Fluent or non-fluent? that is the question: Uncovering the cognition of L2 learners whose L2 Academic fluency exceeds their L2 everyday fluency
thesisposted on 28.03.2022, 19:18 by Rabab Ahmed Hashem
This study is based on Cummins' two-dimensional language proficiency theory and it investigates the situation of L2 learners who, in their journey to acquiring their L2 (English) through advanced schooling, have been able to develop sufficient levels of L2 academic fluency but have not been able, unfortunately, to develop comparable levels of L2 everyday fluency. The study aimed to uncover the cognitive processes such learners are engaged in and the strategies they employ when performing L2 tasks (reading, writing, listening and speaking tasks) under time-constraints in both academic and everyday contexts. A biographical questionnaire specifically designed for the study helped in the initial identification of the required participants - L2 learners whose L2 academic fluency exceeded their L2 everyday fluency. An academic/everyday English fluency measure, also specifically designed for the study, was used to verify the academic and everyday L2 fluency levels of the participants who had initially been selected using the biographical questionnaire, and stimulated recall sessions were used to help them reflect on their strategy use in both academic and everyday contexts.
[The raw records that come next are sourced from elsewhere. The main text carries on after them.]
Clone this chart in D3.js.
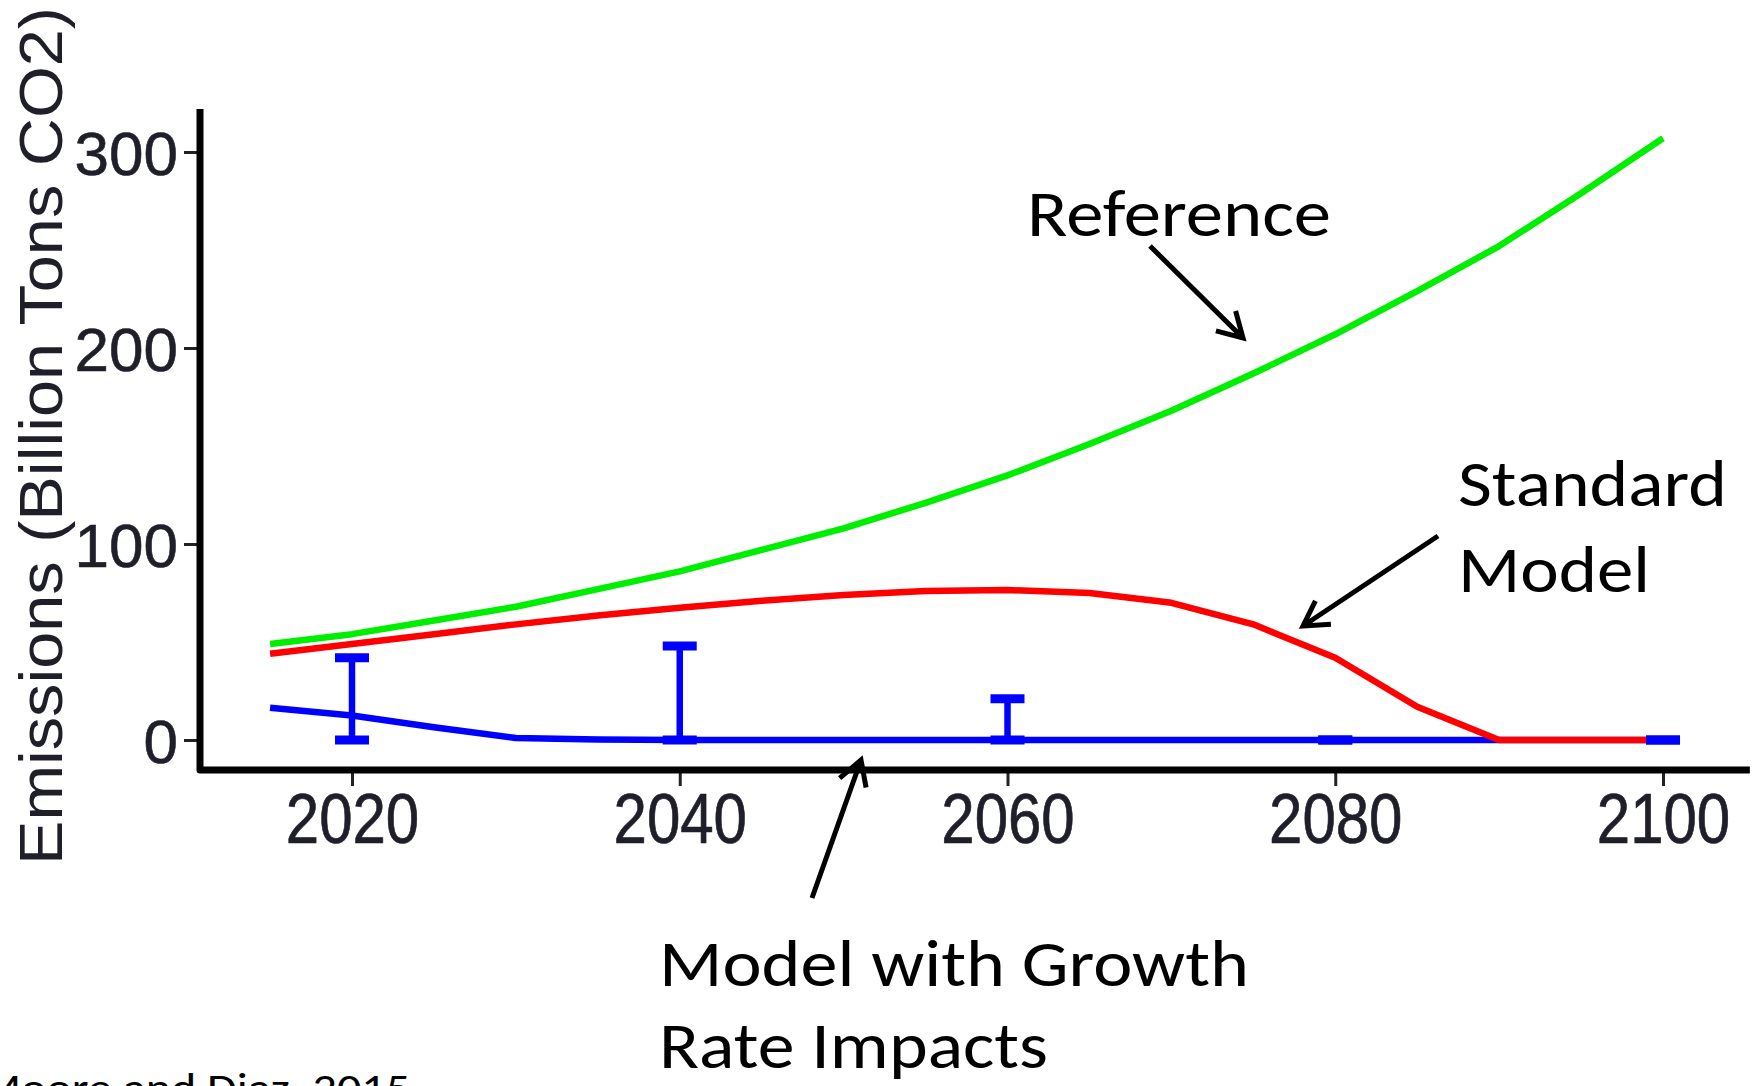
<!DOCTYPE html>
<html>
<head>
<meta charset="utf-8">
<script src="https://cdn.jsdelivr.net/npm/d3@7"></script>
<style>
  html, body { margin: 0; padding: 0; background: #ffffff; overflow: hidden; }
  svg { display: block; }
</style>
</head>
<body>
<svg id="chart" width="1764" height="1086"></svg>
<script>
// ---- Data ----
const years = [2015, 2020, 2025, 2030, 2035, 2040, 2045, 2050, 2055, 2060, 2065, 2070, 2075, 2080, 2085, 2090, 2095, 2100];
const referenceEmissions = [49, 54, 61, 68, 77, 86, 97, 108, 121, 135, 151, 168, 187, 207, 229, 252, 279, 307];
const standardEmissions  = [44, 49, 54, 59, 63.5, 67.5, 71, 74, 76, 76.5, 75, 70, 59, 42, 17, 0, 0, 0];
const growthEmissions    = [16.5, 12.5, 6.5, 1, 0.2, 0, 0, 0, 0, 0, 0, 0, 0, 0, 0, 0, 0, 0];

const errorYears = [2020, 2040, 2060, 2080, 2100];
const errorLow   = [0, 0, 0, 0, 0];
const errorHigh  = [42, 48, 21, 0, 0];

const xTicks = [2020, 2040, 2060, 2080, 2100];
const yTicks = [0, 100, 200, 300];

const yTitle = "Emissions (Billion Tons CO2)";
const annotations = [
  { lines: ["Reference"] },
  { lines: ["Standard", "Model"] },
  { lines: ["Model with Growth", "Rate Impacts"] }
];
const sourceNote = "Moore and Diaz, 2015";

// ---- Scales ----
const svg = d3.select("#chart");
const x = d3.scaleLinear().domain([2020, 2100]).range([352, 1663]);
const y = d3.scaleLinear().domain([0, 300]).range([740, 152]);
const xAxisExtent = [2010.7, 2105.3];
const yAxisExtent = [-15.3, 322];

const chartFont = "'Liberation Sans', Arial, sans-serif";
const noteFont = "Carlito, Lato, 'Open Sans', sans-serif";

// ---- Series lines ----
const line = d3.line().x(d => x(d[0])).y(d => y(d[1])).curve(d3.curveLinear);
const series = [
  { values: growthEmissions, color: "#0000ff" },
  { values: standardEmissions, color: "#ff0000" },
  { values: referenceEmissions, color: "#00ee00" }
];
series.forEach(s => {
  svg.append("path")
    .datum(years.map((yr, i) => [yr, s.values[i]]))
    .attr("d", line)
    .attr("fill", "none")
    .attr("stroke", s.color)
    .attr("stroke-width", 6.5)
    .attr("stroke-linejoin", "round");
});

// ---- Error bars ----
const capHalf = 17;
const eb = svg.append("g");
errorYears.forEach((yr, i) => {
  const cx = x(yr);
  eb.append("line").attr("x1", cx).attr("x2", cx)
    .attr("y1", y(errorLow[i])).attr("y2", y(errorHigh[i]))
    .attr("stroke", "#0000ff").attr("stroke-width", 6.5);
  [errorLow[i], errorHigh[i]].forEach(v => {
    eb.append("line").attr("x1", cx - capHalf).attr("x2", cx + capHalf)
      .attr("y1", y(v)).attr("y2", y(v))
      .attr("stroke", "#0000ff").attr("stroke-width", 9);
  });
});

// ---- Axes ----
const axisY = 770, axisX = 200;
const gx = svg.append("g").attr("transform", `translate(0,${axisY})`)
  .call(d3.axisBottom(x).tickValues(xTicks).tickFormat(d3.format("d")).tickSizeOuter(0).tickSizeInner(16).tickPadding(0));
gx.select(".domain").remove();
gx.selectAll(".tick line").attr("stroke", "#222").attr("stroke-width", 3);
gx.selectAll(".tick text")
  .attr("y", 0).attr("dy", null)
  .attr("transform", "translate(0,73) scale(1,1.17)")
  .attr("fill", "#1f1f2a")
  .attr("stroke", "#1f1f2a").attr("stroke-width", 0.6)
  .style("font-family", chartFont).style("font-size", "60px");

const gy = svg.append("g").attr("transform", `translate(${axisX},0)`)
  .call(d3.axisLeft(y).tickValues(yTicks).tickSizeOuter(0).tickSizeInner(16).tickPadding(0));
gy.select(".domain").remove();
gy.selectAll(".tick line").attr("stroke", "#222").attr("stroke-width", 3);
gy.selectAll(".tick text")
  .attr("x", -22).attr("dy", "0.36em")
  .attr("fill", "#1f1f2a")
  .attr("stroke", "#1f1f2a").attr("stroke-width", 0.6)
  .style("font-family", chartFont).style("font-size", "62px");

// axis lines
svg.append("path")
  .attr("d", `M${axisX},${y(yAxisExtent[1])} L${axisX},${axisY} L${x(xAxisExtent[1])},${axisY}`)
  .attr("fill", "none").attr("stroke", "#000").attr("stroke-width", 7)
  .attr("stroke-linejoin", "round");

// y title
svg.append("text")
  .attr("transform", "translate(62,436) rotate(-90)")
  .attr("text-anchor", "middle")
  .attr("textLength", 858).attr("lengthAdjust", "spacingAndGlyphs")
  .attr("fill", "#1f1f2a")
  .style("font-family", chartFont).style("font-size", "62px")
  .text(yTitle);

// ---- Annotations ----
function addText(str, px, py, len, size) {
  svg.append("text").attr("x", px).attr("y", py)
    .attr("textLength", len).attr("lengthAdjust", "spacingAndGlyphs")
    .attr("fill", "#000")
    .style("font-family", noteFont).style("font-size", size + "px")
    .text(str);
}
addText(annotations[0].lines[0], 1027, 236, 304, 66);
addText(annotations[1].lines[0], 1458, 506, 269, 66);
addText(annotations[1].lines[1], 1458, 592, 192, 66);
addText(annotations[2].lines[0], 659, 986, 590, 66);
addText(annotations[2].lines[1], 659, 1068, 389, 66);
addText(sourceNote, -20, 1102, 430, 42);

function arrow(x1, y1, x2, y2) {
  const ang = Math.atan2(y2 - y1, x2 - x1);
  const L = 28, spread = Math.PI / 6;
  const w1 = [x2 - L * Math.cos(ang - spread), y2 - L * Math.sin(ang - spread)];
  const w2 = [x2 - L * Math.cos(ang + spread), y2 - L * Math.sin(ang + spread)];
  svg.append("path")
    .attr("d", `M${x1},${y1} L${x2},${y2} M${w1[0]},${w1[1]} L${x2},${y2} L${w2[0]},${w2[1]}`)
    .attr("fill", "none").attr("stroke", "#000").attr("stroke-width", 5)
    .attr("stroke-linecap", "butt").attr("stroke-linejoin", "miter");
}
arrow(1150, 246, 1243, 338);
arrow(1438, 536, 1303, 626);
arrow(812, 898, 861, 760);
</script>
</body>
</html>
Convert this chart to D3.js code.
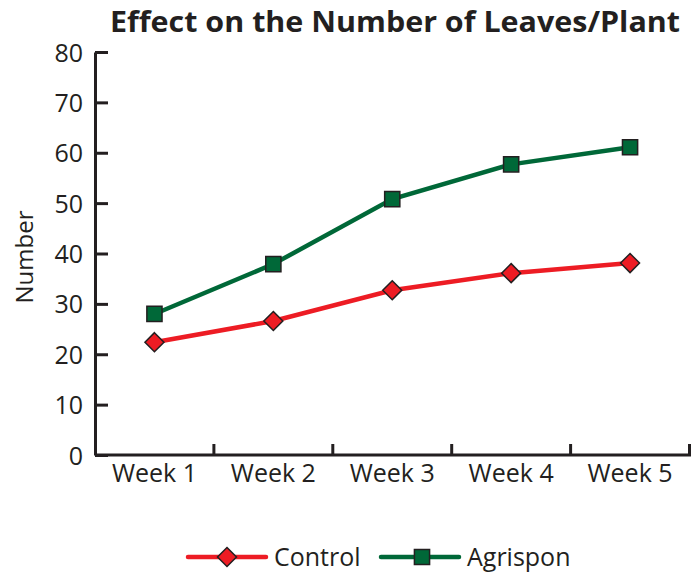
<!DOCTYPE html>
<html>
<head>
<meta charset="utf-8">
<script src="https://cdn.jsdelivr.net/npm/d3@7"></script>
<style>
  body { margin: 0; background: #fff; }
  svg text { font-family: "Open Sans", "Noto Sans", sans-serif; fill: #231f20; }
</style>
</head>
<body>
<div id="chart"></div>
<script>
// chart data
var weeks = ['Week 1', 'Week 2', 'Week 3', 'Week 4', 'Week 5'];
var control = [22.4, 26.6, 32.7, 36.1, 38.1];
var agrispon = [28.0, 37.9, 50.8, 57.7, 61.1];
var yTicks = [0, 10, 20, 30, 40, 50, 60, 70, 80];
var seriesNames = ['Control', 'Agrispon'];

var width = 700, height = 574;
var margins = {top: 52, right: 10, bottom: 119, left: 95};

var svg = d3.select('#chart').append('svg')
  .attr('width', width)
  .attr('height', height);

var x = d3.scaleBand().domain(weeks).range([margins.left, width - margins.right - 0.5]);
var y = d3.scaleLinear().domain([0, 80]).range([height - margins.bottom, margins.top]);

var ink = '#231f20';
var red = '#ed1c24';
var green = '#006838';

// title
svg.append('text')
  .attr('x', 395).attr('y', 32)
  .attr('text-anchor', 'middle')
  .style('font-size', '28px')
  .style('font-weight', 'bold')
  .attr('textLength', 570)
  .attr('lengthAdjust', 'spacingAndGlyphs')
  .text('Effect on the Number of Leaves/Plant');

// y axis
var yAxis = svg.append('g')
  .attr('transform', 'translate(' + margins.left + ',0)')
  .call(d3.axisRight(y).tickValues(yTicks).tickSize(13).tickSizeOuter(0).tickFormat(d3.format('d')));
yAxis.select('.domain').attr('stroke', ink).attr('stroke-width', 3);
yAxis.selectAll('.tick line').attr('stroke', ink).attr('stroke-width', 3);
yAxis.selectAll('.tick text')
  .attr('x', -12).attr('text-anchor', 'end').attr('dy', '0.36em')
  .style('font-size', '25px').attr('fill', ink);

// x axis, ticks at band edges pointing up
var xEdge = weeks.map(function (w) { return x(w); }).concat([x(weeks[weeks.length - 1]) + x.bandwidth()]);
var xg = svg.append('g');
xg.append('line')
  .attr('x1', margins.left).attr('x2', xEdge[xEdge.length - 1] + 1.5)
  .attr('y1', y(0)).attr('y2', y(0))
  .attr('stroke', ink).attr('stroke-width', 3);
xg.selectAll('.xtick').data(xEdge.slice(1)).enter().append('line')
  .attr('x1', function (d) { return d; }).attr('x2', function (d) { return d; })
  .attr('y1', y(0)).attr('y2', y(0) - 11)
  .attr('stroke', ink).attr('stroke-width', 3);
xg.selectAll('.xlabel').data(weeks).enter().append('text')
  .attr('x', function (d) { return x(d) + x.bandwidth() / 2; })
  .attr('y', y(0) + 27)
  .attr('text-anchor', 'middle')
  .style('font-size', '25px')
  .text(function (d) { return d; });

// y label
svg.append('text')
  .attr('transform', 'translate(33,257) rotate(-90)')
  .attr('text-anchor', 'middle')
  .style('font-size', '24px')
  .text('Number');

var cx = function (d, i) { return x(weeks[i]) + x.bandwidth() / 2; };
var line = d3.line().x(cx).y(function (d) { return y(d); });

function drawMarker (sel, type, color, size) {
  sel.append('path')
    .attr('d', d3.symbol().type(type).size(size))
    .attr('fill', color)
    .attr('stroke', ink)
    .attr('stroke-width', 1.5);
}

var series = [
  {name: seriesNames[0], values: control, color: red, shape: d3.symbolDiamond2, size: 230},
  {name: seriesNames[1], values: agrispon, color: green, shape: d3.symbolSquare, size: 230}
];

series.forEach(function (s) {
  svg.append('path')
    .datum(s.values)
    .attr('d', line)
    .attr('fill', 'none')
    .attr('stroke', s.color)
    .attr('stroke-width', 4.5);
  s.values.forEach(function (v, i) {
    var g = svg.append('g').attr('transform', 'translate(' + cx(v, i) + ',' + y(v) + ')');
    drawMarker(g, s.shape, s.color, s.size);
  });
});

// legend
var legendX = [188, 381];
series.forEach(function (s, i) {
  var g = svg.append('g').attr('transform', 'translate(' + legendX[i] + ',557)');
  g.append('line').attr('x1', 0).attr('x2', 78).attr('y1', 0).attr('y2', 0)
    .attr('stroke', s.color).attr('stroke-width', 4.5).attr('stroke-linecap', 'round');
  var m = g.append('g').attr('transform', 'translate(' + (i === 0 ? 39 : 41) + ',0)');
  drawMarker(m, s.shape, s.color, s.size);
  g.append('text').attr('x', 86).attr('y', 0).attr('dy', '0.36em')
    .style('font-size', '25px')
    .text(s.name);
});
</script>
</body>
</html>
In academic contexts and with time-constraints, the fluent performance of the L2 learners was supported by preassembled template structures, a sufficient stock of memorised formulaic language frequently used in academic contexts, and previously memorised topic-relevant information. On the other hand, in everyday contexts and also with time-constraints, the poor non-fluent performance of the L2 learners was due to their insufficient stock of memorised formulaic language frequently used in everyday contexts, and a lack of knowledge in addition to a lack of accumulated knowledge of the vocabulary required in everyday contexts. As their reliance on memorised materials decreased, the learners found that their L2 processing was dominated by time-consuming step-by-step cognitive strategies which finally led to the deterioration of their fluency level. The study ends with a discussion of the theoretical and practical implications of the two-dimensional language proficiency proposal.